Little middle ground in fight over future land-use rules |

Little middle ground in fight over future land-use rules

Emma resident Karen Ohlrich made her displeasure with the recently proposed changes to the county land-use rules crystal clear, especially with regards to the Fender family, ranchers who live next door to Ohlrich.

“The ranchers of Pitkin County should not be penalized for holding on to their ranching enterprises until now by having their land nest egg taken from them,” she wrote in a letter to the Pitkin County commissioners.

As far as nest eggs and the like are concerned, ranchers could be facing much bigger challenges than a proposal currently under consideration that would make it difficult for ranchers to carve up their land into 35-acre lots for homes. They could be facing the likes of Joe Edwards and his proposal to strip the egg from the nest, entirely.

After all, the county’s proposal in its most radical form would allow some development of luxury homes in areas that are currently occupied by cattle and wildlife. And four commissioners – Jack Hatfield, Dorothea Farris, Patti Clapper and Shellie Roy – backtracked from the latest proposal when they agreed last week to allow so-called monster homes in environmentally pristine areas.

For more than a year, Edwards, the former county commissioner who is considered the father of growth management, has been urging the county to eliminate residential development “by right” in land currently used for agriculture. The only houses allowed would be those deemed “reasonably necessary for a legitimate agricultural use and business.”

Edwards’ proposal first surfaced in a December 2000 letter to the county attorney and the community development director.

“The large, recreational second homes that have decimated many farm and ranching areas would not be allowed, as they are incompatible with agricultural uses,” Edwards wrote.

It would allow a rancher like Bill Fales to build homes of up to 2,500 square feet for his immediate family members and employees. But Fales, who owns more than 500 acres along the Crystal River, would be prevented from converting a portion of his hayfield into a home for sale on the open market.

And just to make sure that ranchers don’t decimate the land with large recreational residences, Edwards would require them to go through the county’s special review process every time they wanted to build a new house.

Edwards also has a solution for the conversion of homes from primary residences occupied by locals to second homes occupied by part-time residents whose primary activity in the valley is recreation.

He would use the concept of a zone district overlay – a set of additional rules that is applied on top of the standard zoning rules that determine building size and use. It would require that homes in much of the county be occupied by people who live here full time.
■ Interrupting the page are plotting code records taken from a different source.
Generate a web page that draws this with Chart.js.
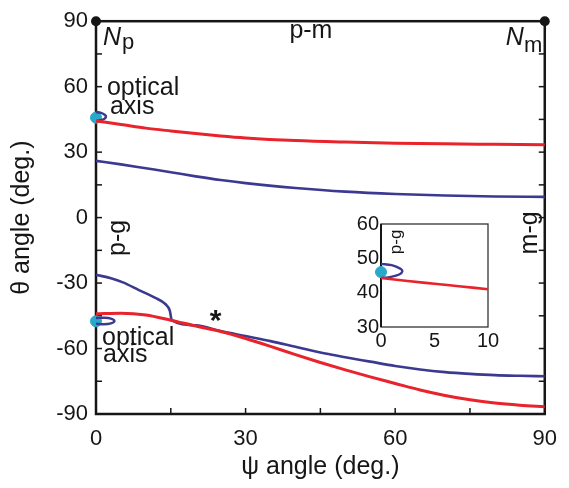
<!DOCTYPE html>
<html lang="en">
<head>
<meta charset="UTF-8">
<title>theta vs psi</title>
<script src="https://cdn.jsdelivr.net/npm/chart.js"></script>
<style>
  body { margin: 0; background: #fff; }
  #wrap { position: relative; width: 569px; height: 488px; }
  #mainChart { position: absolute; left: 0; top: 0; }
  #insetChart { position: absolute; left: 335px; top: 200px; }
</style>
</head>
<body>
<div id="wrap">
  <canvas id="mainChart" width="569" height="488"></canvas>
  <canvas id="insetChart" width="175" height="160"></canvas>
</div>
<script>
// upper branch
const psiUpper = [0, 5, 10, 15, 20, 25, 30, 40, 50, 60, 70, 80, 90];
const redUpper = [44.3, 42.7, 41.0, 39.7, 38.5, 37.4, 36.5, 35.3, 34.6, 34.1, 33.8, 33.6, 33.4];
const blueUpper = [26.0, 24.4, 22.6, 20.8, 18.9, 17.2, 15.8, 13.6, 11.9, 10.8, 10.1, 9.7, 9.5];
// lower branch
const psiRedLower = [0, 5, 10, 15, 20, 25, 30, 35, 40, 45, 50, 55, 60, 65, 70, 75, 80, 85, 90];
const redLower = [-44.1, -43.8, -44.6, -47.0, -49.7, -52.2, -55.4, -59.0, -62.8, -66.4, -69.8, -73.0, -76.0, -79.0, -81.5, -83.5, -85.0, -86.0, -86.7];
const psiBlueLower = [0, 3, 5.4, 8.6, 11.9, 13.9, 14.8, 15.2, 20, 25, 30, 35, 40, 46, 50, 55, 60, 65, 70, 75, 80, 85, 90];
const blueLower = [-26.2, -27.8, -29.7, -33.2, -36.8, -39.6, -42.6, -47.0, -49.4, -52.0, -54.3, -56.6, -59.2, -62.3, -64.0, -66.0, -68.0, -69.6, -70.8, -71.6, -72.2, -72.5, -72.7];
// little loops at the optical axes
const loopUpperPsi = [0, 1.0, 1.8, 2.0, 1.7, 0.9, 0.1];
const loopUpperTheta = [48.4, 48.0, 47.0, 46.2, 45.3, 44.6, 44.3];
const loopLowerPsi = [0, 1.5, 3.0, 3.7, 3.0, 1.5, 0];
const loopLowerTheta = [-46.0, -45.9, -46.3, -47.4, -48.5, -48.9, -48.6];
const opticPsi = [0, 0];
const opticTheta = [45.8, -47.5];
const xTicks = [0, 30, 60, 90];
const yTicks = [-90, -60, -30, 0, 30, 60, 90];
// inset: psi 0..10
const insetPsi = [0, 2.5, 5, 7.5, 10];
const insetRed = [44.3, 43.4, 42.6, 41.8, 41.0];
const insetOpticTheta = [46.0];
const insetXTicks = [0, 5, 10];
const insetYTicks = [30, 40, 50, 60];

const RED = '#e8232b', BLUE = '#3b3990', CYAN = '#27a9c9', INK = '#161616';
const FONT = '"Liberation Sans", Arial, sans-serif';

const pts = (xs, ys) => xs.map((x, i) => ({ x: x, y: ys[i] }));

function line(ctx, x1, y1, x2, y2) {
    ctx.beginPath(); ctx.moveTo(x1, y1); ctx.lineTo(x2, y2); ctx.stroke();
}

function text(ctx, t, x, y, size, opts = {}) {
    ctx.save();
    ctx.font = (opts.italic ? 'italic ' : '') + (opts.bold ? 'bold ' : '') + size + 'px ' + FONT;
    ctx.fillStyle = INK;
    ctx.textAlign = opts.align || 'left';
    ctx.textBaseline = opts.baseline || 'alphabetic';
    ctx.translate(x, y);
    if (opts.rot) ctx.rotate(opts.rot);
    ctx.fillText(t, 0, 0);
    const w = ctx.measureText(t).width;
    ctx.restore();
    return w;
}

const mainDecor = {
    id: 'mainDecor',
    beforeDatasetsDraw(chart) {
        const { ctx, chartArea: a, scales: { x, y } } = chart;
        ctx.save();
        ctx.strokeStyle = INK;
        ctx.lineWidth = 1.5;
        for (let v = -75; v <= 75; v += 15) {
            const py = y.getPixelForValue(v);
            line(ctx, a.left, py, a.left + 6, py);
            line(ctx, a.right, py, a.right - 6, py);
        }
        for (let v = 15; v <= 75; v += 15) {
            const px = x.getPixelForValue(v);
            line(ctx, px, a.bottom, px, a.bottom - 6);
        }
        ctx.lineWidth = 2.5;
        ctx.strokeRect(a.left, a.top, a.right - a.left, a.bottom - a.top);
        ctx.restore();
    },
    afterDatasetsDraw(chart) {
        const { ctx, scales: { x, y } } = chart;
        const X = v => x.getPixelForValue(v), Y = v => y.getPixelForValue(v);
        ctx.save();
        ctx.fillStyle = INK;
        [0, 90].forEach(v => {
            ctx.beginPath(); ctx.arc(X(v), Y(90), 5, 0, Math.PI * 2); ctx.fill();
        });
        ctx.restore();

        let w = text(ctx, 'N', X(1.4), Y(79.1), 25, { italic: true });
        text(ctx, 'p', X(1.4) + w + 1, Y(77.3), 22);
        text(ctx, 'p-m', X(43.1), Y(82.3), 25, { align: 'center' });
        w = text(ctx, 'N', X(82.2), Y(79.1), 25, { italic: true });
        text(ctx, 'm', X(82.2) + w, Y(76), 22);

        text(ctx, 'optical', X(2.2), Y(56.3), 25);
        text(ctx, 'axis', X(2.8), Y(47.6), 25);
        text(ctx, 'optical', X(1.2), Y(-58.6), 25);
        text(ctx, 'axis', X(1.4), Y(-66.3), 25);

        text(ctx, 'p-g', X(4.5), Y(-9.3), 25, { align: 'center', baseline: 'middle', rot: -Math.PI / 2 });
        text(ctx, 'm-g', X(87), Y(-7), 25, { align: 'center', baseline: 'middle', rot: -Math.PI / 2 });
        text(ctx, '*', X(24), Y(-47.5), 30, { align: 'center', baseline: 'middle', bold: true });
    }
};

const lineDs = (data, color, width) => ({
    data: data, borderColor: color, borderWidth: width, pointRadius: 0,
    showLine: true, cubicInterpolationMode: 'monotone', clip: false
});

new Chart(document.getElementById('mainChart'), {
    type: 'scatter',
    data: {
        datasets: [
            lineDs(pts(psiUpper, redUpper), RED, 3),
            lineDs(pts(psiRedLower, redLower), RED, 3),
            lineDs(pts(psiUpper, blueUpper), BLUE, 2.6),
            lineDs(pts(psiBlueLower, blueLower), BLUE, 2.6),
            { data: pts(loopUpperPsi, loopUpperTheta), borderColor: BLUE, borderWidth: 2.4, pointRadius: 0, showLine: true, tension: 0.4, clip: false },
            { data: pts(loopLowerPsi, loopLowerTheta), borderColor: BLUE, borderWidth: 2.4, pointRadius: 0, showLine: true, tension: 0.4, clip: false },
            { data: pts(opticPsi, opticTheta), backgroundColor: CYAN, borderColor: CYAN, pointRadius: 5.5, showLine: false, clip: false }
        ]
    },
    options: {
        responsive: false,
        animation: false,
        devicePixelRatio: 1,
        layout: { padding: { top: 19, right: 14, left: 0, bottom: 0 } },
        plugins: { legend: { display: false }, tooltip: { enabled: false } },
        scales: {
            x: {
                type: 'linear', min: 0, max: 90,
                grid: { display: false, drawTicks: false },
                border: { display: false },
                ticks: {
                    stepSize: 15, autoSkip: false, maxRotation: 0, padding: 12,
                    color: INK, font: { size: 22, family: FONT },
                    callback: v => xTicks.includes(v) ? String(v) : ''
                },
                title: { display: true, text: 'ψ angle (deg.)', color: INK, font: { size: 25, family: FONT }, padding: { top: 0, bottom: 6 } },
                afterFit: s => { s.height = 74; }
            },
            y: {
                type: 'linear', min: -90, max: 90,
                grid: { display: false, drawTicks: false },
                border: { display: false },
                ticks: {
                    stepSize: 15, autoSkip: false, padding: 8,
                    color: INK, font: { size: 22, family: FONT },
                    callback: v => yTicks.includes(v) ? String(v) : ''
                },
                title: { display: true, text: 'θ angle (deg.)', color: INK, font: { size: 25, family: FONT }, padding: { top: 7, bottom: 0 } },
                afterFit: s => { s.width = 96; }
            }
        }
    },
    plugins: [mainDecor]
});

const insetDecor = {
    id: 'insetDecor',
    beforeDatasetsDraw(chart) {
        const { ctx, chartArea: a } = chart;
        ctx.save();
        ctx.fillStyle = '#fff';
        ctx.fillRect(a.left, a.top, a.right - a.left, a.bottom - a.top);
        ctx.strokeStyle = '#333';
        ctx.lineWidth = 1.3;
        ctx.strokeRect(a.left, a.top, a.right - a.left, a.bottom - a.top);
        ctx.strokeStyle = INK;
        ctx.lineWidth = 2;
        line(ctx, a.left, a.top, a.left, a.bottom);
        ctx.restore();
    },
    afterDatasetsDraw(chart) {
        const { ctx, scales: { x, y } } = chart;
        text(ctx, 'p-g', x.getPixelForValue(1.4), y.getPixelForValue(54.8), 17, { align: 'center', baseline: 'middle', rot: -Math.PI / 2 });
    }
};

new Chart(document.getElementById('insetChart'), {
    type: 'scatter',
    data: {
        datasets: [
            lineDs(pts(insetPsi, insetRed), RED, 2.6),
            { data: pts(loopUpperPsi, loopUpperTheta), borderColor: BLUE, borderWidth: 2.4, pointRadius: 0, showLine: true, tension: 0.4, clip: false },
            { data: pts([0], insetOpticTheta), backgroundColor: CYAN, borderColor: CYAN, pointRadius: 5.5, showLine: false, clip: false }
        ]
    },
    options: {
        responsive: false,
        animation: false,
        devicePixelRatio: 1,
        layout: { padding: { top: 24, right: 22, left: 0, bottom: 0 } },
        plugins: { legend: { display: false }, tooltip: { enabled: false } },
        scales: {
            x: {
                type: 'linear', min: 0, max: 10,
                grid: { display: false, drawTicks: false },
                border: { display: false },
                ticks: {
                    stepSize: 5, autoSkip: false, maxRotation: 0, padding: 2,
                    color: INK, font: { size: 20, family: FONT },
                    callback: v => insetXTicks.includes(v) ? String(v) : ''
                },
                afterFit: s => { s.height = 33; }
            },
            y: {
                type: 'linear', min: 30, max: 60,
                grid: { display: false, drawTicks: false },
                border: { display: false },
                ticks: {
                    stepSize: 10, autoSkip: false, padding: 2,
                    color: INK, font: { size: 20, family: FONT },
                    callback: v => insetYTicks.includes(v) ? String(v) : ''
                },
                afterFit: s => { s.width = 46; }
            }
        }
    },
    plugins: [insetDecor]
});
</script>
</body>
</html>
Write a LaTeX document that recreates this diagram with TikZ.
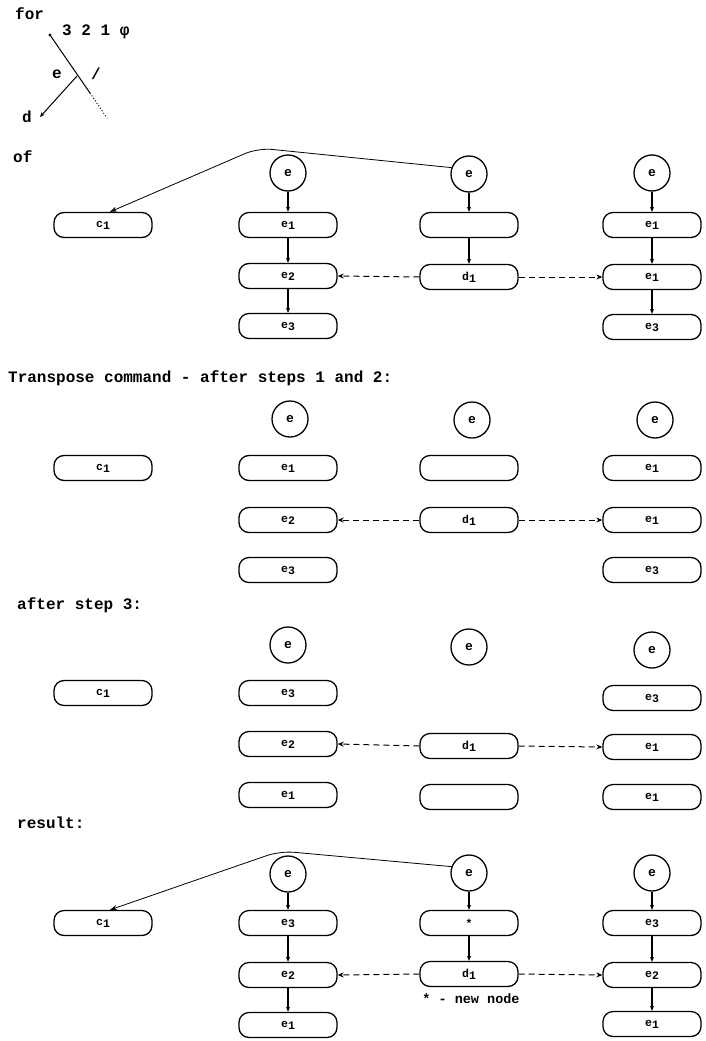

It would require that any residential unit being used as a second home be converted to a principal place of residence for the owner/occupant within one year. To qualify as a principal residence, a home would have to be occupied on a full-time basis by residents at least nine months a year.

Edwards even went so far as to suggest amendments to the proposed change to the land-use code. In his proposed preamble to the section on allowed uses he wrote, “The conversion of existing housing to recreational part-time second homes has displaced residents from the area, causing a loss of social interaction and business. To maintain the viability of the community, it is necessary to have the residential units occupied by residents.”

The proposal for a resident-occupied zoning overlay has been around for more than a year. In a March 2001 letter to Julie Ann Woods, the city of Aspen’s community development director, Edwards wrote, “Already some 60 to 70 percent of your housing units are owned by non-residents, and if that trend is extended, a ghost town is in the future.”

He notes in his letter to the commissioners, which can be found on the county Web site,, that the idea of limiting ownership to full-time residents has not been tried on the scale he is proposing. But he adds that he and other lawyers who have talked about the idea believe it is “constitutionally sound.”

“When I am no longer young and able to do the hard ranch work, I will sell my ranch,” Moon Run Ranch owner Holly McLain wrote in a letter that is also contained on the county Web site.

“It is imperative that I have the ability to build at least a 5,750-square-foot home,” she continued. “No one will buy this ranch without this option. And if I am forced to sell, without this option, my ranch will bring a pittance compared to the values of similar, neighboring properties.”

If Edwards had his way, McLain wouldn’t even get the 3,000-square-foot allowance for new residential development on 35-acre parcels that the county is currently mulling over. She’d get nothing.